There's a kind of sad irony to this whole situation, with one of the world's most exciting young players all but frozen in place on a club that doesn't want him and probably shouldn't have splurged on him in the first place. The move that spurred Atleti's purchase of Félix was Barcelona, in July of 2019, activating Antoine Griezmann's €120m release clause to pry him loose from ... Atlético Madrid. It was a foolish, thoughtless move on Barça's part: The brilliant Griezmann would never get to occupy anything like his best role on a team with Lionel Messi, and his arrival just made an already bloated and misshapen squad all the more nonsensical and doomed. But Griezmann wanted to go play in Barcelona and was willing to alienate Atlético and its fans to get there. And what eventually happened? A bad fit at Barça, Griezmann played far below his best level for a few years and then left ... for Atlético Madrid, for far less money than Barça paid to get him, leaving a giant smoking hole in the club's books.
Meanwhile, back in 2019, stung from the painful loss of Griezmann, in need of dynamic attacking talent, and suddenly flush with cash, Atlético turned around and dumped the largest fee it had ever paid to win the João Félix Sweepstakes. It was a foolish, thoughtless move, bringing aboard a brilliant player who'd never get to play his way unless and until a club legend (Simeone) departed, if ever.

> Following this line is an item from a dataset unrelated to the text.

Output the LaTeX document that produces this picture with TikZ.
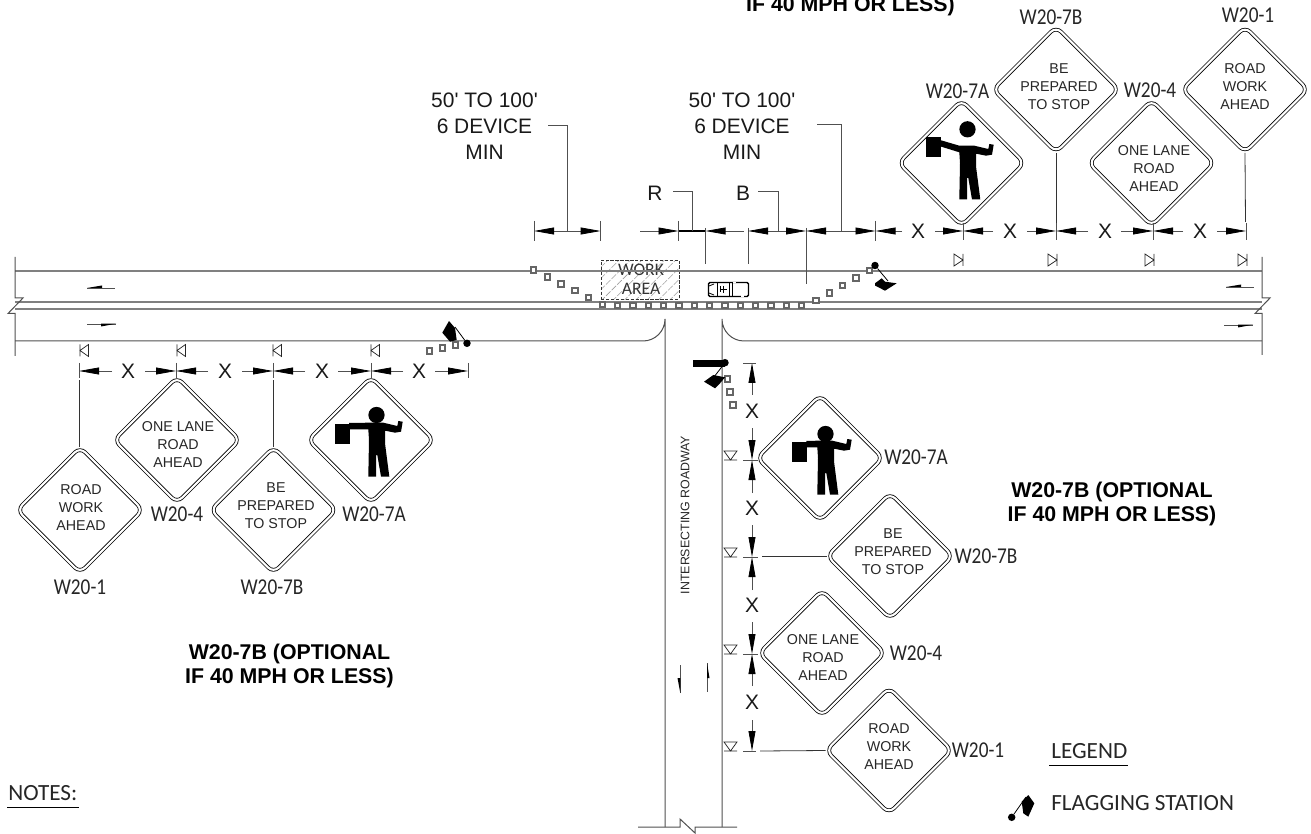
\documentclass[tikz,border=0pt]{standalone}
\usepackage{fontspec}
\setmainfont{Liberation Sans}
\newfontfamily\plainfont{Liberation Sans}
\newfontfamily\calfont{Carlito}
\newfontfamily\calnarrow[FakeStretch=0.85]{Carlito}
\usetikzlibrary{shapes.geometric,arrows.meta,patterns.meta}
\definecolor{roadgray}{HTML}{808080}
\definecolor{conegray}{HTML}{666666}
\definecolor{linegray}{HTML}{505050}
\tikzset{
  signbox/.style={shape=diamond,draw=black,line width=.6pt,double=white,double distance=1.6pt,rounded corners=5.5pt,aspect=1,minimum width=94.5pt,minimum height=94.5pt,inner sep=0pt},
  signtext/.style={align=center,inner sep=0pt,text=black!85,font=\fontsize{10.7}{13.5}\selectfont},
  codelabel/.style={inner sep=0pt,text=black!85,font=\calnarrow\fontsize{17}{20}\selectfont},
  bigtext/.style={align=center,inner sep=0pt,text=black!90,font=\plainfont\fontsize{15.7}{19.5}\selectfont},
  boldtext/.style={align=center,inner sep=0pt,text=black,font=\bfseries\fontsize{16}{18.4}\selectfont},
  calib/.style={inner sep=0pt,anchor=base west,text=black!85,font=\calfont\fontsize{17.4}{20}\selectfont},
  dimtip/.style={draw=linegray,line width=.6pt,-{Triangle[length=15pt,width=5.2pt,color=black]}},
  thinline/.style={draw=linegray,line width=.6pt},
  road/.style={draw=roadgray,line width=1.1pt},
  edge/.style={draw=linegray,line width=.75pt},
  stem/.style={draw=black!80,line width=.6pt},
  cone/.style={shape=rectangle,draw=conegray,fill=white,line width=1.4pt,minimum size=4pt,inner sep=0pt},
  mini/.style={draw=black!85,line width=.55pt},
}
% horizontal and vertical dimension pieces
\newcommand\dimseg[4]{\coordinate (dimfrom) at (#1,#2);\coordinate (dimto) at (#3,#4);\draw[dimtip] (dimfrom)--(dimto);}
\newcommand\mysign[3]{\node[signbox] (#1) at (#2,#3) {};}
\newcommand\flagman[6]{% name, cx, cy, flag left, flag dy, head dy
  \begin{scope}[shift={(#2,#3)}]
    \node[circle,fill=black,minimum size=12.2pt,inner sep=0pt] (#1head) at (5.5,#6) {};
    \fill[black] (#4,-16+#5) rectangle (#4+15,4+#5);
    \fill[black] (#4+14,-17+#5*.6) -- (-2.7,-17.3) -- (12.3,-17.3) -- (26.3,-14) -- (27.3,-19) -- (31.7,-18.3) -- (30,-8.3) -- (24,-7.3) -- (14,-9.3) -- (14,3.3) -- (18.3,36.5) -- (10,36.5) -- (6.3,15) -- (5,15) -- (5,36.5) -- (-2.7,36.5) -- (-2,0) -- (-2.7,-10.7) -- (#4+14,-10.7+#5*.6) -- cycle;
  \end{scope}}
\newcommand\flagstation[4]{% name, ball x, ball y, flag points
  \node[circle,fill=black,minimum size=5.6pt,inner sep=0pt] (#1) at (#2,#3) {};
  #4}
\newcommand\marker[3]{% name,x,y  triangle | pointing right, bar on the right
  \coordinate (#1) at (#2,#3);
  \draw[mini] (#2-9,#3-6) -- (#2,#3) -- (#2-9,#3+6) -- cycle (#2,#3-6) -- (#2,#3+6);}
\newcommand\markerl[3]{\coordinate (#1) at (#2,#3);
  \draw[mini] (#2+8.5,#3-6) -- (#2,#3) -- (#2+8.5,#3+6) -- cycle (#2,#3-6) -- (#2,#3+6);}
\newcommand\markerd[3]{\coordinate (#1) at (#2,#3);
  \draw[mini] (#2-6.5,#3-9) -- (#2,#3) -- (#2+6.5,#3-9) -- cycle (#2-6.5,#3) -- (#2+6.5,#3);}
\begin{document}
\begin{tikzpicture}[x=.75pt,y=-.75pt]
\useasboundingbox (0,0) rectangle (1311,834);
\clip (0,0) rectangle (1311,834);

% ---- work area
\node[draw=black!80,dash pattern=on 2.5pt off 1.2pt,line width=.75pt,pattern={Lines[angle=45,distance=6pt,line width=.4pt]},pattern color=black!38,minimum width=58.5pt,minimum height=29.5pt,inner sep=0pt] (workarea) at (640,279.7) {};
\node[inner sep=0pt,align=center,text=black!80,font=\calfont\fontsize{13.2}{14.2}\selectfont] (worktext) at (641,279) {WORK\\AREA};

% ---- roads
\coordinate (rtl) at (15,271); \coordinate (rtr) at (1262,271);
\coordinate (rml) at (15,302); \coordinate (rmr) at (1262,302);
\coordinate (rnl) at (15,309); \coordinate (rnr) at (1262,309);
\draw[road] (rtl)--(rtr) (rml)--(rmr) (rnl)--(rnr);
\coordinate (lcl) at (15,341); \coordinate (lcr) at (1262,341);
\draw[edge] (lcl) -- (643,341) arc[start angle=90,end angle=0,radius=22] -- (665,827);
\draw[edge] (lcr) -- (744,341) arc[start angle=90,end angle=180,radius=22] -- (722,827);
% break lines
\draw[edge] (15,257) -- (15,298) -- (23,298) -- (8,313.5) -- (15,313.5) -- (15,356);
\draw[edge] (1262,257) -- (1262,298) -- (1270,298) -- (1255,313.5) -- (1262,313.5) -- (1262,355);
\draw[edge] (638,827) -- (680,827) -- (680,819) -- (695,833) -- (695,827) -- (737,827);

% ---- travel direction arrows
\draw[thinline] (87,288)--(115,288); \fill[black] (87,288) -- (102,285.5) -- (102,288) -- cycle;
\draw[thinline] (87,324)--(116,324); \fill[black] (116,323.7) -- (101,326.5) -- (101,323.7) -- cycle;
\draw[thinline] (1226,287)--(1254,287); \fill[black] (1226,287) -- (1241,284.5) -- (1241,287) -- cycle;
\draw[thinline] (1224,325)--(1253,325); \fill[black] (1253,324.7) -- (1238,327.5) -- (1238,324.7) -- cycle;
\draw[thinline] (680,665)--(680,693); \fill[black] (680.3,693) -- (677.5,678) -- (680.3,678) -- cycle;
\draw[thinline] (707,663)--(707,692); \fill[black] (707,663) -- (709.5,678) -- (707,678) -- cycle;

% ---- cones
\foreach \i/\x/\y in {1/533.7/270,2/547.7/277,3/561/284,4/575/290.7,5/588.7/297.3,6/602.3/304.7,
 7/617.3/305.7,8/633/305.7,9/648.3/305.7,10/663.7/305.7,11/679/305.7,12/694.3/305.7,13/709.7/305.7,14/725/305.7,15/740.3/305.7,16/755.7/305.7,17/771/305.7,18/786.3/305.7,19/801.7/305.7,
 20/816/300.3,21/829.3/293,22/842.7/285.7,23/856/278,24/869.3/270.3,
 25/429.7/351,26/442.7/348,27/455.7/345,28/727.3/379,29/730/392,30/733/405}
 {\node[cone] (cone\i) at (\x,\y) {};}

% ---- vehicle
\node[draw=black,line width=1pt,rounded corners=1pt,minimum width=30pt,minimum height=10.5pt,inner sep=0pt] (vehicle) at (728.5,289.5) {};
\draw[black,line width=.6pt] (717,282.5)--(717,296.5) (729,282.5)--(729,296.5) (723,286)--(723,293) (719.5,289.5)--(726.5,289.5) (732,282.5)--(732,296.5);
\draw[black,line width=.6pt] (709,286) -- (714,284) (709,293) -- (714,295);
\fill[black] (720,286.5) rectangle (721,292.5);
\fill[white] (733,282) rectangle (735.5,283.5);
\fill[white] (741,295.5) rectangle (743.5,297.5);

% ---- flagging stations
\flagstation{flagA}{875}{265.5}{\fill[black] (875,283.3) -- (881.7,278.3) -- (885,281.7) -- (896.7,283.3) -- (885,290.7) -- (875,285.5) -- cycle;\draw[black,line width=.6pt] (flagA)--(888,281);}
\flagstation{flagB}{467}{343.3}{\fill[black] (442.3,332.7) -- (449,321) -- (455,328) -- (456.7,340) -- (450,341.7) -- cycle;\draw[black,line width=.6pt] (flagB)--(455,327);}
\flagstation{flagC}{725}{362.7}{\fill[black] (704,381.7) -- (713.3,375) -- (725,377.3) -- (720,383.3) -- (715,388.3) -- cycle;\draw[black,line width=.6pt] (flagC)--(714,377);\fill[black] (692.7,360) rectangle (725,366.7);}
\flagstation{flagD}{1011.7}{817.3}{\fill[black] (1021.7,801.7) -- (1028.3,795) -- (1034.3,803.3) -- (1028.3,816.7) -- (1023.3,813.3) -- cycle;\draw[black,line width=.6pt] (flagD)--(1026,797);}

% ---- signs top
\mysign{topA}{961.5}{163}
\mysign{topB}{1056}{89.5}
\mysign{topC}{1151.5}{163}
\mysign{topD}{1245}{89.5}
\flagman{mtop}{962}{163}{-36}{-10}{-33.7}
\node[signtext] (ttB) at (1059,87) {BE\\PREPARED\\TO STOP};
\node[signtext] (ttC) at (1154,169) {ONE LANE\\ROAD\\AHEAD};
\node[signtext] (ttD) at (1245,87) {ROAD\\WORK\\AHEAD};
\node[codelabel] (ctA) at (957.5,91) {W20-7A};
\node[codelabel] (ctB) at (1051,17.5) {W20-7B};
\node[codelabel] (ctC) at (1150,90) {W20-4};
\node[codelabel] (ctD) at (1248,15) {W20-1};

% ---- signs left
\mysign{lefA}{371}{440}
\mysign{lefB}{273.5}{510}
\mysign{lefC}{177}{440}
\mysign{lefD}{80}{510}
\flagman{mlef}{371}{440}{-36}{0}{-25}
\node[signtext] (tlB) at (276,505.5) {BE\\PREPARED\\TO STOP};
\node[signtext] (tlC) at (178,445) {ONE LANE\\ROAD\\AHEAD};
\node[signtext] (tlD) at (81,507.5) {ROAD\\WORK\\AHEAD};
\node[codelabel] (clA) at (374,514) {W20-7A};
\node[codelabel] (clB) at (272,587) {W20-7B};
\node[codelabel] (clC) at (177,514) {W20-4};
\node[codelabel] (clD) at (80,587) {W20-1};

% ---- signs right
\mysign{rigA}{820}{458}
\mysign{rigB}{890}{556}
\mysign{rigC}{822}{653}
\mysign{rigD}{889}{750.5}
\flagman{mrig}{820}{458}{-27.7}{0}{-24}
\node[signtext] (trB) at (893,552) {BE\\PREPARED\\TO STOP};
\node[signtext] (trC) at (823,658) {ONE LANE\\ROAD\\AHEAD};
\node[signtext] (trD) at (889,747) {ROAD\\WORK\\AHEAD};
\node[codelabel] (crA) at (916,457) {W20-7A};
\node[codelabel] (crB) at (986,556) {W20-7B};
\node[codelabel] (crC) at (916,653) {W20-4};
\node[codelabel] (crD) at (978,750) {W20-1};

% ---- stems
\coordinate (stA) at (1056,224); \coordinate (stB) at (1245.5,222);
\draw[stem] (topB.south)--(stA); \draw[stem] (topD.south)--(stB);
\coordinate (slA) at (79,380); \coordinate (slB) at (273,380);
\draw[stem] (lefD.north -| slA)--(slA); \draw[stem] (lefB.north -| slB)--(slB);
\coordinate (srA) at (762,556); \coordinate (srB) at (760,751);
\draw[stem] (rigB.west)--(srA); \draw[stem] (rigD.west)--(srB);

% ---- markers
\marker{mk1}{963}{260}\marker{mk2}{1057}{260}\marker{mk3}{1154}{260}\marker{mk4}{1247}{260}
\markerl{mk5}{80}{350.5}\markerl{mk6}{177}{350.5}\markerl{mk7}{273}{350.5}\markerl{mk8}{371}{350.5}
\markerd{mk9}{730.5}{460}\markerd{mk10}{730.5}{557}\markerd{mk11}{730.5}{654}\markerd{mk12}{730.5}{751}

% ---- top dimensions
\dimseg{568}{231}{534}{231}\dimseg{568}{231}{600.7}{231}
\draw[thinline] (534,221)--(534,241) (600.7,221)--(600.7,241);
\dimseg{640}{231}{678.5}{231}\dimseg{744}{231}{705.5}{231}
\draw[black,line width=1pt] (678.5,231)--(705.5,231);
\draw[thinline] (678.5,221)--(678.5,241) (705.5,228)--(705.5,264) (748,228)--(748,264);
\dimseg{777}{231}{748}{231}\dimseg{777}{231}{806}{231}
\draw[thinline] (806,228)--(806,284);
\dimseg{841}{231}{806}{231}\dimseg{841}{231}{875.5}{231}
\draw[thinline] (875.5,221)--(875.5,241);
\dimseg{902}{231}{875.5}{231}
\foreach \a/\t/\b in {935/963/993,1027/1056/1088,1121/1153/1183}
 {\dimseg{\a}{231}{\t}{231}\dimseg{\b}{231}{\t}{231}\draw[thinline] (\t,223)--(\t,240);}
\dimseg{1217}{231}{1246}{231}\draw[thinline] (1246,223)--(1246,240);
% leaders
\coordinate (ld1) at (548,125);\coordinate (ld2) at (817,124);\coordinate (ld3) at (673,191);\coordinate (ld4) at (758,191);
\draw[thinline] (ld1) -| (567.5,231);
\draw[thinline] (ld2) -| (841,231);
\draw[thinline] (ld3) -| (692,231);
\draw[thinline] (ld4) -| (778,231);
\node[bigtext] (lb1) at (484.5,126) {50' TO 100'\\6 DEVICE\\MIN};
\node[bigtext] (lb2) at (742,126) {50' TO 100'\\6 DEVICE\\MIN};
\node[bigtext] (lbR) at (655,193) {R};
\node[bigtext] (lbB) at (743,193) {B};
\foreach \n/\x in {1/918,2/1010,3/1105,4/1200}{\node[bigtext] (xt\n) at (\x,231) {X};}

% ---- left dimensions
\dimseg{112}{371}{79}{371}\draw[thinline] (79,363)--(79,378);
\foreach \a/\t/\b in {145/176/208,242/273/305,338/371/403}
 {\dimseg{\a}{371}{\t}{371}\dimseg{\b}{371}{\t}{371}\draw[thinline] (\t,363)--(\t,378);}
\dimseg{435}{371}{468}{371}\draw[thinline] (468,363)--(468,378);
\foreach \n/\x in {1/128,2/225,3/322,4/419}{\node[bigtext] (xl\n) at (\x,371) {X};}

% ---- right dimensions
\dimseg{752}{395}{752}{363}\draw[thinline] (743,363)--(756,363);
\foreach \a/\t/\b in {428/460/493,525/557/590,622/654/686}
 {\dimseg{752}{\a}{752}{\t}\dimseg{752}{\b}{752}{\t}\draw[thinline] (743,\t)--(758,\t);}
\dimseg{752}{720}{752}{751}\draw[thinline] (743,751)--(756,751);
\foreach \n/\y in {1/411,2/508,3/605,4/702}{\node[bigtext] (xr\n) at (752,\y) {X};}

% ---- free texts
\node[inner sep=0pt,rotate=90,text=black!85,font=\fontsize{9.3}{10}\selectfont] (inter) at (685,515) {INTERSECTING ROADWAY};
\node[boldtext] (optL) at (289.5,666) {W20-7B (OPTIONAL\\IF 40 MPH OR LESS)};
\node[boldtext] (optR) at (1112,504) {W20-7B (OPTIONAL\\IF 40 MPH OR LESS)};
\node[boldtext,anchor=base] (optT) at (850.5,12) {IF 40 MPH OR LESS)};
\node[calib] (legend) at (1051,758) {LEGEND};
\node[calib] (flagging) at (1051,810) {FLAGGING STATION};
\node[calib] (notes) at (8,800) {NOTES:};
\coordinate (lg1) at (1049,765);\coordinate (lg2) at (1128,765);\coordinate (nt1) at (7,807);\coordinate (nt2) at (79,807);
\draw[black,line width=.6pt] (lg1)--(lg2);
\draw[black,line width=.6pt] (nt1)--(nt2);
\end{tikzpicture}
\end{document}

And now here we are: Félix, the player Barça probably should have gone after in the summer of 2019 in the first place, desperately wants to go to Barcelona, which can't afford him, in no small part because stupid deals like the Griezmann release-clause splurge ruined its finances.
It's a tragedy, or anyway something like one, something shaped like a really shitty pretzel that bums you out to look at. But it's also kind of funny.